> [Aim of the task]:
Don't include pictures. Quote the lines below from the first through the line that contains "globals Chart:false */".

> [Source excerpt]:
◇ ◇ ◇ ◇ ◇

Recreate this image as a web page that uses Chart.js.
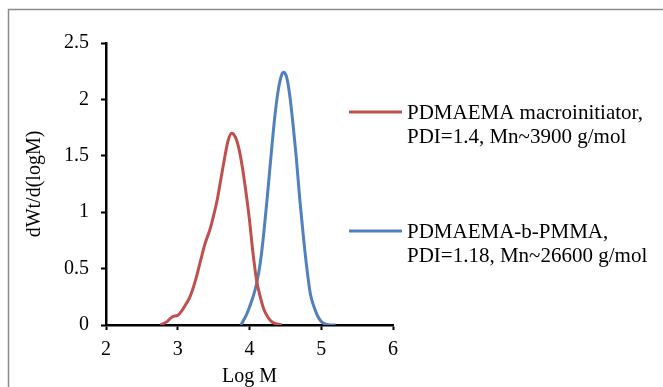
<!DOCTYPE html>
<html>
<head>
<meta charset="utf-8">
<script src="https://cdn.jsdelivr.net/npm/chart.js@4/dist/chart.umd.min.js"></script>
<style>
  html, body { margin: 0; padding: 0; background: #fff; }
  #wrap { position: relative; width: 663px; height: 387px; }
</style>
</head>
<body>
<div id="wrap"><canvas id="myChart" width="663" height="387"></canvas></div>
<script>
/* globals Chart:false */

// Data
var redLogM = [2.76, 2.85, 2.9, 2.93, 3.0, 3.05, 3.1, 3.17, 3.24, 3.31, 3.38, 3.45, 3.5, 3.55, 3.6, 3.65, 3.7, 3.75, 3.8, 3.85, 3.9, 3.95, 4.0, 4.05, 4.1, 4.15, 4.2, 4.25, 4.3, 4.35, 4.45];
var redVal = [0, 0.03, 0.06, 0.075, 0.085, 0.12, 0.17, 0.25, 0.38, 0.55, 0.72, 0.85, 0.97, 1.11, 1.29, 1.47, 1.63, 1.70, 1.67, 1.57, 1.40, 1.18, 0.93, 0.63, 0.39, 0.25, 0.14, 0.075, 0.035, 0.015, 0];
var blueLogM = [3.88, 3.95, 4.0, 4.05, 4.1, 4.15, 4.2, 4.25, 4.3, 4.35, 4.4, 4.45, 4.48, 4.52, 4.56, 4.6, 4.65, 4.7, 4.75, 4.8, 4.85, 4.9, 4.95, 5.0, 5.05, 5.1, 5.2];
var blueVal = [0, 0.08, 0.16, 0.25, 0.37, 0.55, 0.82, 1.15, 1.5, 1.83, 2.08, 2.22, 2.24, 2.19, 2.04, 1.82, 1.5, 1.12, 0.79, 0.5, 0.27, 0.16, 0.08, 0.03, 0.01, 0.003, 0];
var seriesLabels = [
  ['PDMAEMA macroinitiator,', 'PDI=1.4, Mn~3900 g/mol'],
  ['PDMAEMA-b-PMMA,', 'PDI=1.18, Mn~26600 g/mol']
];
var xTicks = [2, 3, 4, 5, 6];
var yTicks = [0, 0.5, 1, 1.5, 2, 2.5];

(function () {
  'use strict'

  var FONT = '"Liberation Serif", "Times New Roman", serif'

  function toPoints (xs, ys) {
    return xs.map(function (x, i) { return { x: x, y: ys[i] } })
  }

  // grey frame round the whole chart
  var framePlugin = {
    id: 'frame',
    beforeDraw: function (chart) {
      var c = chart.ctx
      c.save()
      c.fillStyle = '#fff'
      c.fillRect(0, 0, chart.width, chart.height)
      c.strokeStyle = '#8a8a8a'
      c.lineWidth = 1.5
      c.strokeRect(8.5, 9.5, chart.width + 20, chart.height + 20)
      c.restore()
    }
  }

  // two-line legend on the right, like the original
  var sideLegend = {
    id: 'sideLegend',
    afterDraw: function (chart) {
      var c = chart.ctx
      var rows = [112, 231]
      c.save()
      c.font = '21px ' + FONT
      c.textBaseline = 'middle'
      c.fillStyle = '#000'
      chart.data.datasets.forEach(function (ds, i) {
        var y = rows[i]
        c.strokeStyle = ds.borderColor
        c.lineWidth = 3
        c.beginPath()
        c.moveTo(349, y)
        c.lineTo(402, y)
        c.stroke()
        ds.label.forEach(function (line, j) {
          c.fillText(line, 407, y + 1 + j * 24)
        })
      })
      c.restore()
    }
  }

  var plainNum = function (v) { return String(v) }

  var ctx = document.getElementById('myChart')
  // eslint-disable-next-line no-unused-vars
  var myChart = new Chart(ctx, {
    type: 'scatter',
    data: {
      datasets: [{
        label: seriesLabels[0],
        data: toPoints(redLogM, redVal),
        borderColor: '#C0504D',
        borderWidth: 3,
        showLine: true,
        pointRadius: 0,
        cubicInterpolationMode: 'monotone'
      }, {
        label: seriesLabels[1],
        data: toPoints(blueLogM, blueVal),
        borderColor: '#4F81BD',
        borderWidth: 3,
        showLine: true,
        pointRadius: 0,
        cubicInterpolationMode: 'monotone'
      }]
    },
    options: {
      responsive: false,
      animation: false,
      layout: { padding: { top: 43, right: 270, left: 0, bottom: 0 } },
      plugins: {
        legend: { display: false },
        tooltip: { enabled: false }
      },
      scales: {
        x: {
          type: 'linear',
          min: 2,
          max: 6,
          afterFit: function (s) { s.height = 62 },
          afterBuildTicks: function (s) { s.ticks = xTicks.map(function (v) { return { value: v } }) },
          border: { color: '#000', width: 2.5 },
          grid: { drawOnChartArea: false, tickLength: 5, tickColor: '#000', tickWidth: 2 },
          ticks: { color: '#000', padding: 8, font: { family: FONT, size: 20 }, callback: plainNum },
          title: {
            display: true,
            text: 'Log M',
            color: '#000',
            padding: { top: -1, bottom: 0 },
            font: { family: FONT, size: 20, lineHeight: 1 }
          }
        },
        y: {
          min: 0,
          max: 2.5,
          afterFit: function (s) { s.width = 106 },
          afterBuildTicks: function (s) { s.ticks = yTicks.map(function (v) { return { value: v } }) },
          border: { color: '#000', width: 2.5 },
          grid: { drawOnChartArea: false, tickLength: 5, tickColor: '#000', tickWidth: 2 },
          ticks: { color: '#000', padding: 12, font: { family: FONT, size: 20 }, callback: plainNum },
          title: {
            display: true,
            text: 'dWt/d(logM)',
            color: '#000',
            padding: { top: 25, bottom: 0 },
            font: { family: FONT, size: 20, lineHeight: 1 }
          }
        }
      }
    },
    plugins: [framePlugin, sideLegend]
  })
})()
</script>
</body>
</html>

◇ ◇ ◇ ◇ ◇

> [Exercise solution]:
Recreate this image as a web page that uses Chart.js.
<!DOCTYPE html>
<html>
<head>
<meta charset="utf-8">
<script src="https://cdn.jsdelivr.net/npm/chart.js@4/dist/chart.umd.min.js"></script>
<style>
  html, body { margin: 0; padding: 0; background: #fff; }
  #wrap { position: relative; width: 663px; height: 387px; }
</style>
</head>
<body>
<div id="wrap"><canvas id="myChart" width="663" height="387"></canvas></div>
<script>
/* globals Chart:false */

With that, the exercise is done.